すべての臨床試験の結果報告を―WHOが研究者に呼びかけ

すべての臨床試験の結果報告を―WHOが研究者に呼びかけ

臨床試験における透明性の欠如は、研究者の間で長く議論されてきたテーマだ。米国で実施される臨床試験の半分は報告されないままだが、同国の法律で、臨床試験の結果は1年以内に公開しなければならないと定められている。違反した場合、臨床試験に関わった研究者は助成金を失うリスクを負うだけでなく、1日あたり1万米ドル(約100万円)もの罰金が科される可能性がある。それにも関わらず、臨床試験の結果が十分に公開されない状況が続いている。背景にある主な理由の1つは、試験結果が否定的であったり不確定であったりした場合、研究者がそれを公表しない傾向があるためだ。一方で、そうした結果は、他の研究者や被験者にとってはメリットとなる場合がある。
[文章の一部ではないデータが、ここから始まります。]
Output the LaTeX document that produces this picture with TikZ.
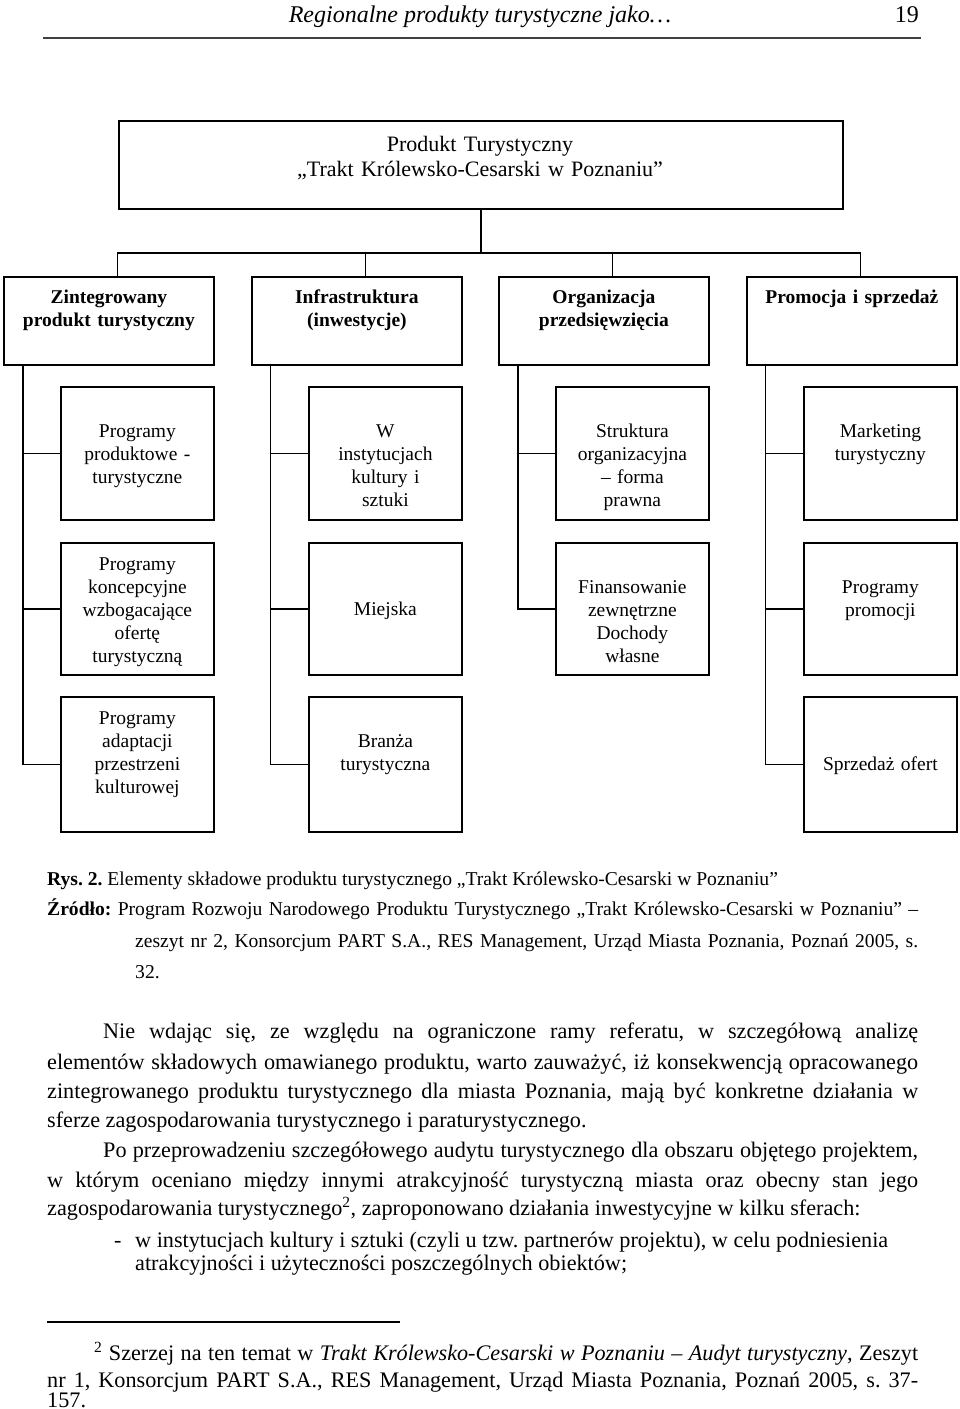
\documentclass[tikz,border=0pt]{standalone}
\usepackage{fontspec}
\setmainfont{Liberation Serif}
\frenchspacing
\newcommand\mybox{\fontsize{19.5}{23}\selectfont}
\newcommand\mybody{\fontsize{22.2}{29.5}\selectfont}
\newcommand\mycap{\fontsize{19.6}{23}\selectfont}
\begin{document}
\begin{tikzpicture}[x=1pt,y=-1pt,
  frame/.style={draw, line width=1.8pt, anchor=north west, inner sep=0pt},
  lvl/.style={frame, minimum width=210pt, minimum height=88pt},
  cell/.style={frame, minimum width=153pt, minimum height=133pt},
  btxt/.style={anchor=base, inner sep=0pt, text width=200pt, align=center, font=\mybox\bfseries},
  ctxt/.style={anchor=base, inner sep=0pt, text width=150pt, align=center, font=\mybox},
  conn/.style={line width=1.8pt},
  line/.style={anchor=base west, inner sep=0pt}]
\useasboundingbox (0,0) rectangle (960,1409);

% running head
\node[anchor=base, inner sep=0pt, font=\fontsize{24}{28}\selectfont\itshape] (head) at (480,22) {Regionalne produkty turystyczne jako…};
\node[anchor=base east, inner sep=0pt, font=\fontsize{24}{28}\selectfont] (pno) at (919,22) {19};
\draw[line width=2pt, black!75] (43,38) -- (921,38);

% top box
\node[frame, minimum width=724pt, minimum height=88pt] (top) at (118,120) {};
\node[anchor=base, inner sep=0pt, text width=700pt, align=center, font=\fontsize{22}{25}\selectfont] (toptxt) at (480,151) {Produkt Turystyczny\\„Trakt Królewsko-Cesarski w Poznaniu”};

% level 1
\node[lvl] (l1) at (3,276) {};
\node[lvl] (l2) at (251,276) {};
\node[lvl] (l3) at (498,276) {};
\node[lvl] (l4) at (746,276) {};
\node[btxt] (l1t) at (l1.north |- 0,303) {Zintegrowany\\produkt turystyczny};
\node[btxt] (l2t) at (l2.north |- 0,303) {Infrastruktura\\(inwestycje)};
\node[btxt] (l3t) at (l3.north |- 0,303) {Organizacja\\przedsięwzięcia};
\node[btxt] (l4t) at (l4.north |- 0,303) {Promocja i sprzedaż};

% rows
\node[cell] (a1) at (60,386) {};
\node[cell] (a2) at (308,386) {};
\node[cell] (a3) at (555,386) {};
\node[cell] (a4) at (803,386) {};
\node[cell, minimum height=132pt] (b1) at (60,542) {};
\node[cell, minimum height=132pt] (b2) at (308,542) {};
\node[cell, minimum height=132pt] (b3) at (555,542) {};
\node[cell, minimum height=132pt] (b4) at (803,542) {};
\node[cell, minimum height=135pt] (c1) at (60,696) {};
\node[cell, minimum height=135pt] (c2) at (308,696) {};
\node[cell, minimum height=135pt] (c4) at (803,696) {};

\node[ctxt] (a1t) at (a1.north |- 0,437) {Programy\\produktowe -\\turystyczne};
\node[ctxt] (a2t) at (a2.north |- 0,437) {W\\instytucjach\\kultury i\\sztuki};
\node[ctxt] (a3t) at (a3.north |- 0,437) {Struktura\\organizacyjna\\– forma\\prawna};
\node[ctxt] (a4t) at (a4.north |- 0,437) {Marketing\\turystyczny};
\node[ctxt] (b1t) at (b1.north |- 0,570) {Programy\\koncepcyjne\\wzbogacające\\ofertę\\turystyczną};
\node[ctxt] (b2t) at (b2.north |- 0,615) {Miejska};
\node[ctxt] (b3t) at (b3.north |- 0,593) {Finansowanie\\zewnętrzne\\Dochody\\własne};
\node[ctxt] (b4t) at (b4.north |- 0,593) {Programy\\promocji};
\node[ctxt] (c1t) at (c1.north |- 0,724) {Programy\\adaptacji\\przestrzeni\\kulturowej};
\node[ctxt] (c2t) at (c2.north |- 0,747) {Branża\\turystyczna};
\node[ctxt] (c4t) at (c4.north |- 0,770) {Sprzedaż ofert};

% connectors top -> level 1
\coordinate (bar) at (top.south |- 0,253);
\coordinate (d1) at ([xshift=114.5pt]l1.north west);
\coordinate (d2) at ([xshift=114.5pt]l2.north west);
\coordinate (d3) at ([xshift=114.5pt]l3.north west);
\coordinate (d4) at ([xshift=114.5pt]l4.north west);
\draw[conn] (top.south) -- (bar);
\draw[conn] (d1) -- (d1 |- bar) -- (d4 |- bar) -- (d4);
\draw[conn] (d2) -- (d2 |- bar);
\draw[conn] (d3) -- (d3 |- bar);

% connectors level 1 -> cells
\coordinate (v1) at ([xshift=20pt]l1.south west);
\coordinate (v2) at ([xshift=19.5pt]l2.south west);
\coordinate (v3) at ([xshift=20pt]l3.south west);
\coordinate (v4) at ([xshift=19.5pt]l4.south west);
\draw[conn] (v1) |- (c1.west);
\draw[conn] (a1.west) -- (a1.west -| v1);
\draw[conn] (b1.west) -- (b1.west -| v1);
\draw[conn] (v2) |- (c2.west);
\draw[conn] (a2.west) -- (a2.west -| v2);
\draw[conn] (b2.west) -- (b2.west -| v2);
\draw[conn] (v3) |- (b3.west);
\draw[conn] (a3.west) -- (a3.west -| v3);
\draw[conn] (v4) |- (c4.west);
\draw[conn] (a4.west) -- (a4.west -| v4);
\draw[conn] (b4.west) -- (b4.west -| v4);

% caption
\node[line, font=\mycap] (cap1) at (47,885) {\textbf{Rys. 2.} Elementy składowe produktu turystycznego „Trakt Królewsko-Cesarski w Poznaniu”};
\node[line, font=\mycap] (cap2) at (47,915) {\makebox[871pt][s]{\textbf{Źródło:} Program Rozwoju Narodowego Produktu Turystycznego „Trakt Królewsko-Cesarski w Poznaniu” –}};
\node[line, font=\mycap] (cap3) at (135,947) {\makebox[783pt][s]{zeszyt nr 2, Konsorcjum PART S.A., RES Management, Urząd Miasta Poznania, Poznań 2005, s.}};
\node[line, font=\mycap] (cap4) at (135,978) {32.};

% body text
\node[line, font=\mybody] (p1) at (103,1038) {\makebox[815pt][s]{Nie wdając się, ze względu na ograniczone ramy referatu, w szczegółową analizę}};
\node[line, font=\mybody] (p2) at (47,1069) {\makebox[871pt][s]{elementów składowych omawianego produktu, warto zauważyć, iż konsekwencją opracowanego}};
\node[line, font=\mybody] (p3) at (47,1098) {\makebox[871pt][s]{zintegrowanego produktu turystycznego dla miasta Poznania, mają być konkretne działania w}};
\node[line, font=\mybody] (p4) at (47,1127) {sferze zagospodarowania turystycznego i paraturystycznego.};
\node[line, font=\mybody] (p5) at (103,1157) {\makebox[815pt][s]{Po przeprowadzeniu szczegółowego audytu turystycznego dla obszaru objętego projektem,}};
\node[line, font=\mybody] (p6) at (47,1187) {\makebox[871pt][s]{w którym oceniano między innymi atrakcyjność turystyczną miasta oraz obecny stan jego}};
\node[line, font=\mybody] (p7) at (47,1215) {zagospodarowania turystycznego\textsuperscript{2}, zaproponowano działania inwestycyjne w kilku sferach:};
\node[line, font=\mybody] (p8d) at (114,1247) {-};
\node[line, font=\mybody] (p8) at (135,1247) {\makebox[753pt][s]{w instytucjach kultury i sztuki (czyli u tzw. partnerów projektu), w celu podniesienia}};
\node[line, font=\mybody] (p9) at (135,1270) {atrakcyjności i użyteczności poszczególnych obiektów;};

% footnote
\draw[line width=1.5pt] (47,1322) -- (400,1322);
\node[line, font=\mybody] (f1) at (94,1360) {\makebox[824pt][s]{\textsuperscript{2} Szerzej na ten temat w \textit{Trakt Królewsko-Cesarski w Poznaniu – Audyt turystyczny}, Zeszyt}};
\node[line, font=\mybody] (f2) at (47,1387) {\makebox[871pt][s]{nr 1, Konsorcjum PART S.A., RES Management, Urząd Miasta Poznania, Poznań 2005, s. 37-}};
\node[line, font=\mybody] (f3) at (47,1407) {157.};
\end{tikzpicture}
\end{document}
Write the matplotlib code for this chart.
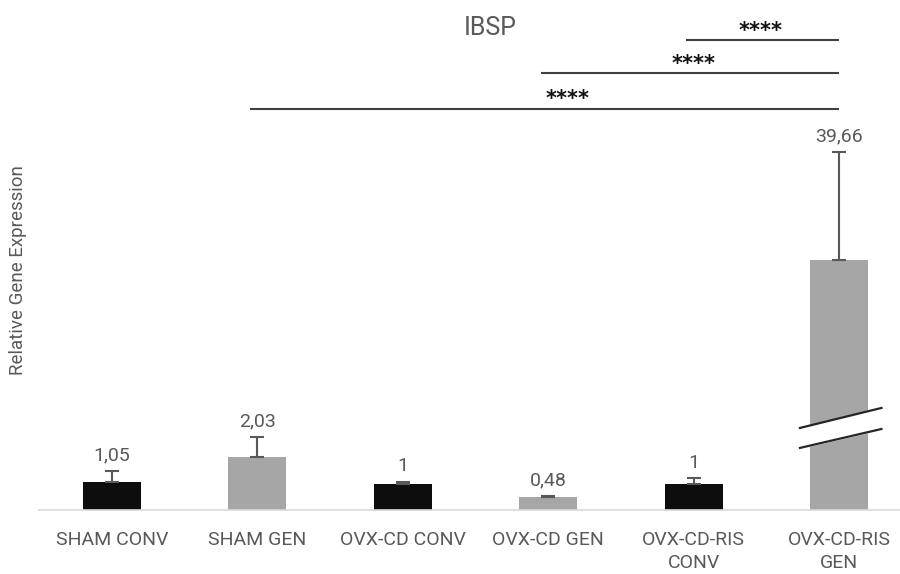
import matplotlib
matplotlib.use('Agg')
from matplotlib import pyplot as plt

# data
groups = ['SHAM CONV', 'SHAM GEN', 'OVX-CD CONV', 'OVX-CD GEN',
          'OVX-CD-RIS\nCONV', 'OVX-CD-RIS\nGEN']
values = [1.05, 2.03, 1.0, 0.48, 1.0, 39.66]
value_labels = ['1,05', '2,03', '1', '0,48', '1', '39,66']
errors = [0.45, 0.76, 0.08, 0.05, 0.2, 4.1]
colours = ['#0d0d0d', '#a6a6a6', '#0d0d0d', '#a6a6a6', '#0d0d0d', '#a6a6a6']

# broken bar: last bar is drawn cut at this height (axis break)
break_height = 9.5
break_at = 3.0

# significance comparisons (from group, to group, label)
comparisons = [(4, 5, '****'), (3, 5, '****'), (1, 5, '****')]
comp_levels = [17.87, 16.6, 15.25]
star_x = [4.46, 4.0, 3.13]

grey = '#595959'

fig = plt.figure(figsize=(9, 5.74), dpi=100)
ax = fig.add_axes([39 / 900, 64 / 574, 873 / 900, 510 / 574])

x = list(range(len(groups)))
heights = values[:-1] + [break_height]
ax.bar(x, heights, width=0.4, color=colours, zorder=2)
ax.errorbar(x, heights, yerr=[[0] * len(x), errors], fmt='none',
            ecolor=grey, elinewidth=1.5, capsize=5, capthick=1.5, zorder=3)

for i in x:
    top = heights[i] + errors[i]
    ax.text(i, top + 0.25, value_labels[i], ha='center', va='bottom',
            fontsize=14, color=grey, family='Roboto')

# axis break marks on the last bar
i = x[-1]
bx = [i - 0.27, i + 0.29]
lo = [break_at - 0.64, break_at + 0.08]
hi = [break_at + 0.12, break_at + 0.88]
ax.fill_between(bx, lo, hi, color='white', zorder=4)
ax.plot(bx, lo, color='#262626', lw=1.6, zorder=5)
ax.plot(bx, hi, color='#262626', lw=1.6, zorder=5)

# significance lines
for (a, b, lab), lev, sx in zip(comparisons, comp_levels, star_x):
    ax.plot([a - 0.05, b], [lev, lev], color='#404040', lw=1.5,
            solid_capstyle='butt')
    ax.text(sx, lev + 0.36, lab, ha='center', va='center', fontsize=15,
            fontweight='bold', color='#111111')

ax.set_xlim(-0.5, 5.5)
ax.set_ylim(0, 19.39)
ax.set_xticks(x)
ax.set_xticklabels(groups, fontsize=14, color=grey, family='Roboto',
                   linespacing=1.4)
ax.tick_params(axis='x', length=0, pad=15)
ax.set_yticks([])
for s in ['top', 'right', 'left']:
    ax.spines[s].set_visible(False)
ax.spines['bottom'].set_color('#d9d9d9')
ax.spines['bottom'].set_linewidth(1.2)

fig.text(490 / 900, 1 - 28 / 574, 'IBSP', ha='center', va='center',
         fontsize=18, color=grey, family='Roboto')
fig.text(18 / 900, 1 - 270 / 574, 'Relative Gene Expression', rotation=90,
         ha='center', va='center', fontsize=13.5, color=grey, family='Roboto')

plt.savefig('out.png', dpi=100)
plt.close()
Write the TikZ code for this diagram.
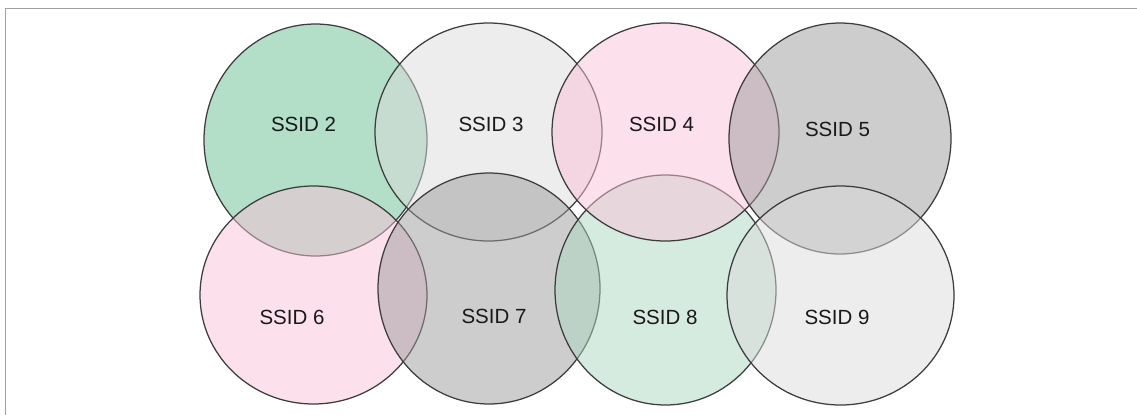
\documentclass[tikz,border=0pt]{standalone}
\usepackage{fontspec}
\setmainfont{Liberation Sans}
\usetikzlibrary{shapes.geometric}

\definecolor{ssidgreen}{RGB}{103,189,145}
\definecolor{ssidlgreen}{RGB}{173,215,191}
\definecolor{ssidpink}{RGB}{249,193,215}
\definecolor{ssidgray}{RGB}{155,155,155}
\definecolor{ssidlgray}{RGB}{219,219,219}
\definecolor{cellline}{RGB}{60,60,60}
\definecolor{framegray}{RGB}{160,160,160}

\begin{document}
\begin{tikzpicture}[x=1pt,y=-1pt,cell node/.style={ellipse,draw=cellline,line width=1.25pt,fill opacity=0.5,inner sep=0pt,outer sep=0pt},name node/.style={font=\fontsize{20.5}{24}\selectfont,text=black!90}]
            \useasboundingbox (0,0) rectangle (1137,415);
            \draw[framegray,line width=1pt] (5,415) -- (5,8) -- (1137,8);

            % coverage cells
            \node[cell node] (2) [fill=ssidgreen,minimum width=223pt,minimum height=232pt] at (315.5,140) {};
            \node[cell node] (6) [fill=ssidpink,minimum width=227pt,minimum height=218pt] at (313.5,295) {};
            \node[cell node] (3) [fill=ssidlgray,minimum width=227pt,minimum height=218pt] at (488.5,132) {};
            \node[cell node] (7) [fill=ssidgray,minimum width=222pt,minimum height=231pt] at (489,288.5) {};
            \node[cell node] (8) [fill=ssidlgreen,minimum width=221pt,minimum height=230pt] at (665.5,290) {};
            \node[cell node] (4) [fill=ssidpink,minimum width=227pt,minimum height=218pt] at (665.5,132) {};
            \node[cell node] (5) [fill=ssidgray,minimum width=222pt,minimum height=231pt] at (840,138.5) {};
            \node[cell node] (9) [fill=ssidlgray,minimum width=227pt,minimum height=219pt] at (840.5,295.5) {};

            % names
            \node[name node] (t2) at (303.5,124.5) {SSID 2};
            \node[name node] (t3) at (491,124.5) {SSID 3};
            \node[name node] (t4) at (661.5,124.5) {SSID 4};
            \node[name node] (t5) at (837.5,129.5) {SSID 5};
            \node[name node] (t6) at (292,317.5) {SSID 6};
            \node[name node] (t7) at (494,316) {SSID 7};
            \node[name node] (t8) at (665,317.5) {SSID 8};
            \node[name node] (t9) at (837,317.5) {SSID 9};
        \end{tikzpicture}
\end{document}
世界保健機関(WHO)は、臨床試験を行う研究者のモラルや倫理的責任の重要性を認め、臨床試験結果の公開に関する声明を発表した。声明では「過去に実施されたものも含め、臨床試験で得られた知見は開示すべき」であり、「開示することで、被験者は十分な情報を得た上で判断することができ、資金や時間が似たような試験に費やされる無駄が省かれ、また医学の進歩の妨げをなくすことができる」と述べられている。WHOがまとめた報告期限は次の通り:

1. 臨床試験による主要な知見は、試験終了から12か月以内に査読付きジャーナルに投稿し、特段の事情がない限りオープンアクセス形式で公開する。もしくは試験終了から遅くとも24か月以内に何らかの方法で公開する。

2. 1に加え、重要な結果は、試験終了から12か月以内に、主要な臨床試験レジストリの結果欄に登録して公開する。レジストリに結果を集積するデータベースがない場合は、治験依頼元の規制当局、資金提供者、または治験責任医師の、一般に無料公開されて検索可能な機関ウェブサイトにて結果を登録する。

声明ではまた、研究者らに対し、臨床試験のあらゆる公開媒体に試験IDや登録コード/番号を記載するよう促している。それらをアブストラクトの一部として掲載すれば、データベースで書誌情報を検索する際に、臨床試験報告書と臨床試験レジストリ内の記録が紐づけしやすくなるからだ。論文に含むべき項目を確認できるチェックリストの参照先として、CONSORT(臨床試験報告に関する統合基準)声明が挙げられている。

多くの専門家はWHOの動きを肯定的に受け止めているが、臨床試験の公開を訴える団体AllTrialsの共同設立者であるBen Goldacre(ベン・ゴルダック)のように「研究者らに確実に報告義務を履行させるには、第三者による監査が必要だ」と主張する人もいる。

臨床試験報告に関するWHOのガイドラインによって、否定的で不確定な結果の公開を躊躇する研究者や助成機関の「出版バイアス」が減るかもしれない。そうなれば、臨床試験の透明性が高まるだけでなく、将来の被験者のリスクも減るだろう。